Oscar winning director Barry Jenkins is teaming up with Annapurna Pictures for an adaptation of the James Baldwin novel If Beale Street Could Talk, according to Variety.
This will be the filmmaker’s first project since his indie sleeper hit Moonlight took home Best Picture at this year’s Academy Awards. Jenkins reportedly wrote the screenplay adaptation for Baldwin’s novel during the summer in 2013 in which he also penned Moonlight. The filmmaker is working with the Baldwin Estate to bring the film to life as well as re-teaming with Plan B and PASTEL as producers.
If Beale Street Could Talk follows Tish, “a newly engaged Harlem woman who races against the clock to prove her lover’s innocence while carrying their first born child.” It is a story of love, justice, family, and the promise of the American Dream.
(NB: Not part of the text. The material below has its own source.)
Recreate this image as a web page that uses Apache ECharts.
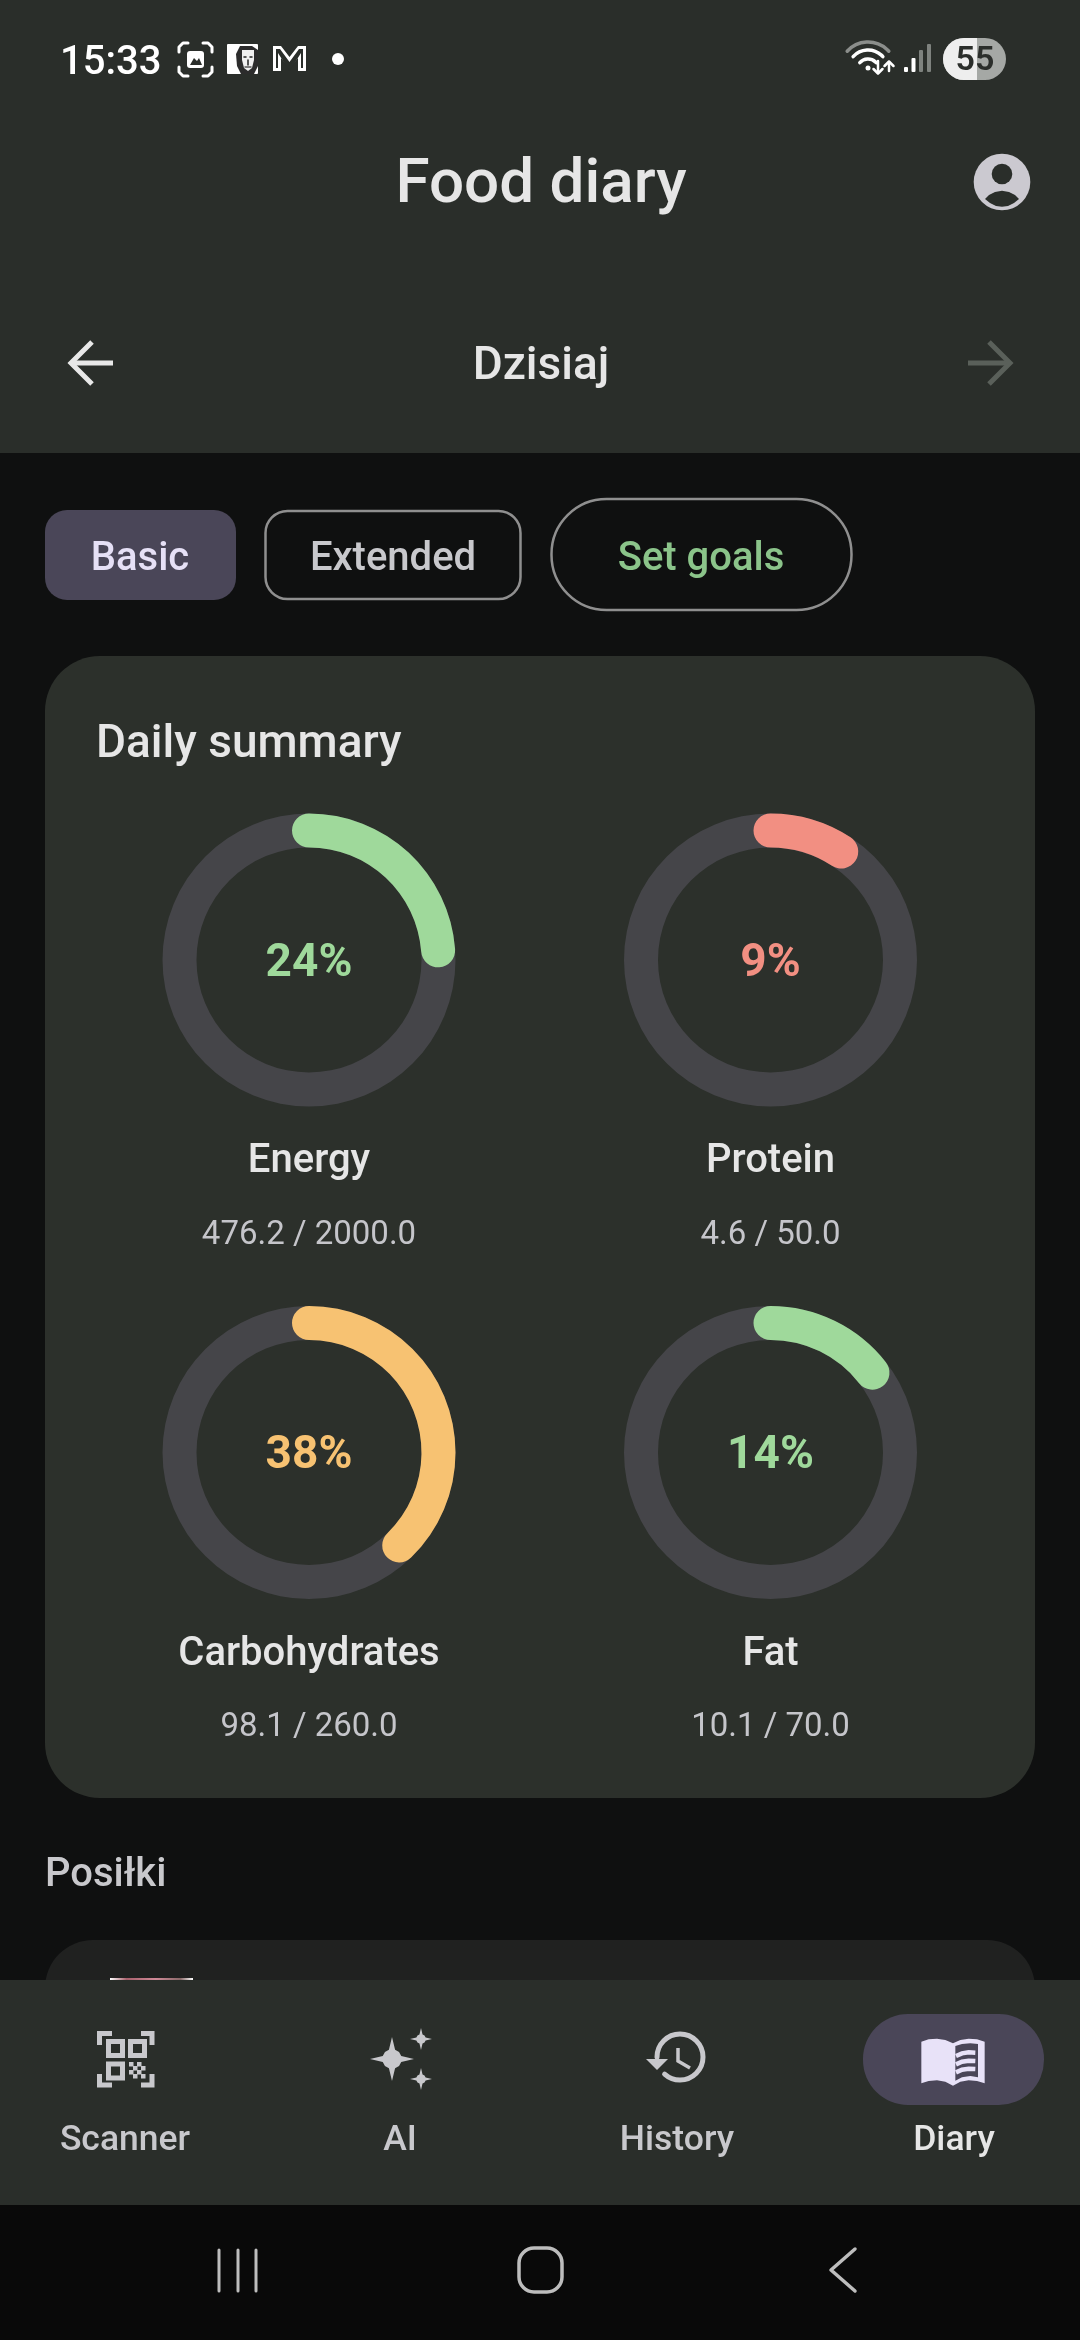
<!DOCTYPE html>
<html><head><meta charset="utf-8">
<style>html,body{margin:0;padding:0;background:#0f1010}#c{width:1080px;height:2340px}</style>
<script src="https://cdn.jsdelivr.net/npm/echarts@6/dist/echarts.min.js"></script>
</head><body><div id="c"></div>
<script>
// ---- data ----
const nutrients = ['Energy', 'Protein', 'Carbohydrates', 'Fat'];
const consumed  = [476.2, 4.6, 98.1, 10.1];
const goals     = [2000, 50, 260, 70];
const tones     = ['#9fd99b', '#f28f82', '#f7c272', '#9fd99b'];
const tabs      = ['Scanner', 'AI', 'History', 'Diary'];

// ---- layout ----
const colX = [309, 770.5], rowY = [960, 1452.5];
const FONT = 'Roboto';
const W = '#ffffff', TXT = '#e6e6e6', MUT = '#c8c8cc', PANEL = '#2a2e2a', CARD = '#2c302b';
const g = [];
const rect = (x, y, w, h, r, fill, stroke, lw) => g.push({type:'rect', shape:{x, y, width:w, height:h, r}, style:{fill:fill||'none', stroke:stroke||'none', lineWidth:lw||0}});
const text = (x, y, s, size, weight, color, align) => g.push({type:'text', x, y:y+size*0.08, style:{text:s, font:`${weight} ${size}px ${FONT}`, fill:color, align:align||'center', textAlign:align||'center', verticalAlign:'middle', textVerticalAlign:'middle'}});
const circle = (cx, cy, r, fill) => g.push({type:'circle', shape:{cx, cy, r}, style:{fill}});
const poly = (points, fill) => g.push({type:'polygon', shape:{points}, style:{fill}});
const line = (points, stroke, lw, cap) => g.push({type:'polyline', shape:{points}, style:{stroke, lineWidth:lw, fill:'none', lineCap:cap||'round', lineJoin:cap==='butt'?'miter':'round'}});
const arc = (cx, cy, r, a0, a1, stroke, lw) => g.push({type:'arc', shape:{cx, cy, r, startAngle:a0*Math.PI/180, endAngle:a1*Math.PI/180, clockwise:true}, style:{stroke, lineWidth:lw, fill:'none', lineCap:'round'}});

// backgrounds
rect(0, 0, 1080, 453, 0, PANEL);
// status bar
text(60, 60.5, '15:33', 40, 500, W, 'left');
[[[179,52],[179,47],[183,43],[188,43]], [[203,43],[208,43],[212,47],[212,52]], [[212,67],[212,72],[208,76],[203,76]], [[188,76],[183,76],[179,72],[179,67]]].forEach(p => line(p, W, 3));
rect(187, 51, 17, 17, 3, W);
poly([[190,65],[194,58],[197,61],[199,58],[202,65]], PANEL);
rect(227, 44, 31, 30, 1, W);
poly([[240,46],[252,46],[258,50],[258,66],[254,74],[241,74],[237,66],[236,54]], '#2c2c2c');
poly([[242,50],[254,50],[254,60],[252,68],[248,71],[244,68],[242,60]], '#f0f0f0');
line([[244,57],[246,57]], '#222', 1.5);
line([[250,57],[252,57]], '#222', 1.5);
line([[248,60],[248,65]], '#222', 1.5);
line([[245,67],[251,67]], '#555', 1.5);
poly([[273,46],[281,46],[289.5,57],[298,46],[306,46],[306,71],[298,71],[298,58],[289.5,68],[281,58],[281,71],[273,71]], W);
poly([[276,49],[280,49],[289.5,62],[299,49],[303,49],[303,68],[301,68],[301,53],[289.5,71],[278,53],[278,68],[276,68]], PANEL);
circle(338, 59, 6, W);
// wifi
arc(868, 70, 28, 222, 318, '#8b8e8b', 3.5);
arc(868, 70, 20, 222, 318, W, 3.5);
arc(868, 70, 11, 222, 318, W, 3.5);
circle(868, 68, 2.5, W);
line([[878,61],[878,73]], W, 2.5); line([[873.5,69],[878,73.5],[882.5,69]], W, 2.5);
line([[889,71],[889,62]], W, 2.5); line([[884.5,66],[889,61.5],[893.5,66]], W, 2.5);
// signal
rect(904, 67, 4, 5, 1, W); rect(911.5, 58, 4, 14, 1, W);
rect(919, 50, 4, 22, 1, '#7e827e'); rect(927, 44, 4, 28, 1, '#7e827e');
// battery
rect(943, 38, 63, 42, 21, '#a5a8a5');
rect(943, 38, 34, 42, [21,0,0,21], '#eeeeee');
text(975, 58.5, '55', 34, 600, '#2b2e2b');

// header
text(541, 182, 'Food diary', 62, 500, TXT);
circle(1002, 182, 28.3, '#cbc9d0');
circle(1002, 174, 10.3, PANEL);
poly([[985,199],[989,195],[995,192],[1002,190.7],[1009,192],[1015,195],[1019,199],[1014,203],[1008,206],[1002,206.8],[996,206],[990,203]], PANEL);
line([[113,363],[72,363]], '#e8e8e8', 5, 'butt');
line([[92,342],[71,363],[92,384]], '#e8e8e8', 5, 'butt');
line([[968,363],[1009,363]], '#5a605a', 5, 'butt');
line([[989,342],[1010,363],[989,384]], '#5a605a', 5, 'butt');
text(541, 364, 'Dzisiaj', 46, 500, TXT);

// chips
rect(45, 510, 191, 90, 22, '#4a4658');
text(140, 556.5, 'Basic', 40, 500, '#e6e0f6');
rect(265.5, 511, 255, 88, 22, 'none', '#8f8f8f', 2.5);
text(393, 556.5, 'Extended', 40, 500, MUT);
rect(551.5, 499, 300, 111, 55, 'none', '#8f8f8f', 2.5);
text(701, 556.5, 'Set goals', 40, 500, '#8bc48a');

// summary card
rect(45, 656, 990, 1142, 55, CARD);
text(96, 741.5, 'Daily summary', 46, 500, TXT, 'left');
nutrients.forEach((n, i) => {
  const cx = colX[i % 2], cy = rowY[i >> 1];
  text(cx, cy + 273, consumed[i].toFixed(1) + ' / ' + goals[i].toFixed(1), 33, 400, '#c5c5ca');
});

// meals
text(45, 1872.5, 'Posiłki', 40, 500, MUT, 'left');
rect(45, 1940, 990, 120, 48, '#202120');
g.push({type:'rect', shape:{x:110, y:1978, width:83, height:2}, style:{fill:new echarts.graphic.LinearGradient(0,0,1,0,[{offset:0,color:'#ffffff'},{offset:.2,color:'#a8606c'},{offset:.55,color:'#d08a98'},{offset:.85,color:'#8a6a6a'},{offset:1,color:'#ffffff'}])}});

// bottom nav
rect(0, 1980, 1080, 225, 0, PANEL);
rect(0, 2205, 1080, 135, 0, '#090909');
rect(863, 2014, 181, 91, 45, '#4a4658');
const tabX = [125, 400, 677, 954];
tabs.forEach((t, i) => text(tabX[i], 2138, t, 35.5, 500, i === 3 ? TXT : MUT));

// scanner icon
const IC = '#c8c8cc';
line([[99.5,2045],[99.5,2033.5],[112,2033.5]], IC, 5, 'butt');
line([[141,2033.5],[152,2033.5],[152,2045]], IC, 5, 'butt');
line([[99.5,2074],[99.5,2085],[112,2085]], IC, 5, 'butt');
line([[141,2085],[152,2085],[152,2074]], IC, 5, 'butt');
rect(108.5, 2041.5, 14, 14, 0, 'none', IC, 5);
rect(130.5, 2041.5, 14, 14, 0, 'none', IC, 5);
rect(108.5, 2064, 14, 14, 0, 'none', IC, 5);
[[129,2062],[137,2062],[133,2066],[141,2066],[129,2070],[137,2070],[133,2074],[141,2074]].forEach(p => rect(p[0], p[1], 4.5, 4.5, 0, IC));
// AI icon
const star = (x, y, h) => poly([[x,y-h],[x+h*.14,y-h*.42],[x+h*.32,y-h*.32],[x+h*.42,y-h*.14],[x+h,y],[x+h*.42,y+h*.14],[x+h*.32,y+h*.32],[x+h*.14,y+h*.42],[x,y+h],[x-h*.14,y+h*.42],[x-h*.32,y+h*.32],[x-h*.42,y+h*.14],[x-h,y],[x-h*.42,y-h*.14],[x-h*.32,y-h*.32],[x-h*.14,y-h*.42]], IC);
star(392, 2059, 22); star(421, 2039, 11); star(421, 2079, 11);
// history icon
arc(680, 2057, 23, 180, 492, IC, 5);
poly([[646,2059],[668,2059],[657,2070]], IC);
line([[678,2048],[678,2061],[690,2068]], IC, 3.5, 'butt');
// diary icon
const B = '#e8e2f8', bx = v => 912 + v / 3, by = v => 2020 + v / 3;
const bk = (pts, c) => poly(pts.map(p => [bx(p[0]), by(p[1])]), c);
bk([[28,65],[50,58],[75,56],[100,60],[123,70],[145,60],[170,56],[195,58],[218,65],[218,190],[195,183],[170,181],[145,185],[123,197],[100,185],[75,181],[50,183],[28,190]], B);
bk([[130,78],[150,72],[175,70],[198,72],[198,172],[175,168],[150,172],[130,182]], '#4a4658');
[100,125,149].forEach(v => line([[bx(132),by(v+8)],[bx(150),by(v)],[bx(170),by(v-3)],[bx(190),by(v-2)]], B, 4.5, 'butt'));

// system nav
const SYS = '#bdbdbd';
[219, 238, 256].forEach(x => line([[x,2250],[x,2291]], SYS, 3));
rect(519, 2248, 43, 44, 15, 'none', SYS, 3.5);
line([[855,2249],[831,2270],[855,2291]], SYS, 3.5);

// ---- charts ----
const series = nutrients.map((n, i) => ({
  type: 'gauge',
  center: [colX[i % 2], rowY[i >> 1]],
  radius: 146.5,
  startAngle: 90, endAngle: -270,
  min: 0, max: goals[i],
  animation: false,
  silent: true,
  pointer: {show:false}, anchor: {show:false},
  axisTick: {show:false}, splitLine: {show:false}, axisLabel: {show:false},
  axisLine: {roundCap:false, lineStyle:{width:34, color:[[1,'#454549']]}},
  progress: {show:true, width:34, roundCap:true, itemStyle:{color:tones[i]}},
  title: {offsetCenter:[0,202], fontFamily:FONT, fontSize:40, fontWeight:500, color:TXT},
  detail: {offsetCenter:[0,4], fontFamily:FONT, fontSize:46, fontWeight:700, color:tones[i], formatter: v => Math.round(v / goals[i] * 100) + '%'},
  data: [{value:consumed[i], name:n}]
}));

const chart = echarts.init(document.getElementById('c'), null, {width:1080, height:2340});
chart.setOption({backgroundColor:'#0f1010', animation:false, graphic:{elements:g}, series});
</script></body></html>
James Baldwin is a man of and ahead of his time; his interrogations of the American consciousness have remained relevant to this day,” Jenkins said. “To translate the power of Tish and Fonny’s love to the screen in Baldwin’s image is a dream I’ve long held dear. Working alongside the Baldwin Estate, I’m excited to finally make that dream come true.
“We are delighted to entrust Barry Jenkins with this adaptation. Barry is a sublimely conscious and gifted filmmaker, whose medicine for melancholy impressed us so greatly that we had to work with him,” Baldwin’s sister Gloria Karefa Smart revealed in a statement.
Jenkins is currently working on a television adaptation of the Colson Whitehead novel The Underground Railroad for Amazon. This will be his first time working with Annapurna, a production company that only recently got into the distribution game. Their first release will be Kathryn Bigelow’s Detroit, another film that looks to poignantly examine race in America.
Annapurna plans to begin production on the film in October.